After “remember in November” turned out to be basically a hollow threat, Gov. Matt Bevin recently felt comfortable enough to take another swipe at teachers and the Kentucky Education Association.
Our governor said the KEA, which he calls a union but technically is not under Kentucky law, “suffocates” good teachers and uses its membership dues “to maintain power for a handful.”
His rant continued: “... Breaking the backs of the teachers’ union in this state as the controlling interest in Frankfort is going to be one of the best things that ever happened for Kentucky.”
Bevin also told his audience of county officials that the teachers’ unions “use teachers’ dues to undermine what’s best for this state … at the expense of the students and their parents.”
The governor had kept his feud with teachers and the KEA on a lower profile until after the general election because of threats by education leaders to punish the Republican-dominated General Assembly at the polls, perhaps even flipping the House back to Democratic control.
However, that didn’t happen, although the GOP majority decreased slightly in the lower chamber, it improved in the Senate.
When results were tabulated, the Republicans maintained their super majority in
both chambers and could pass a bill and the budget in the 2019 session without a single Democratic vote.
Bevin’s fight with teachers began during the 2018 session when he encouraged the General Assembly to make changes in the pension systems for public employees.
Thousands of teachers and other public workers flooded the Capitol during the session to protest the changes.

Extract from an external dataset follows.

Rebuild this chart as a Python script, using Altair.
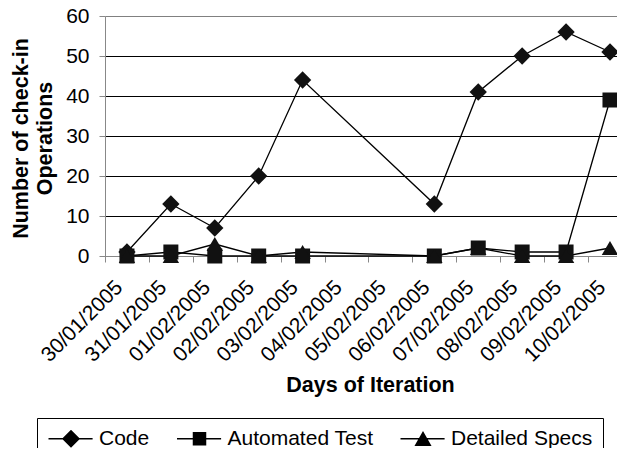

A bill incorporating the changes was passed and signed by the governor but later ruled unconstitutional in the courts.
Bevin frequently touts the anti-union legislation he has supported, including passage of right-to-work and repeal of state prevailing wage.
We believe KEA President Stephanie Winkler was right as rain when she characterized Bevin’s latest tirade in this fashion: “Once again, the governor’s comments show his disdain and lack of respect for educators in Kentucky.”
In our view, the governor was correct when he predicted that the KEA would strongly oppose his reelection bid next year.
Based on Bevin’s historically low approval ratings this year, teachers won’t be alone in their fight against him.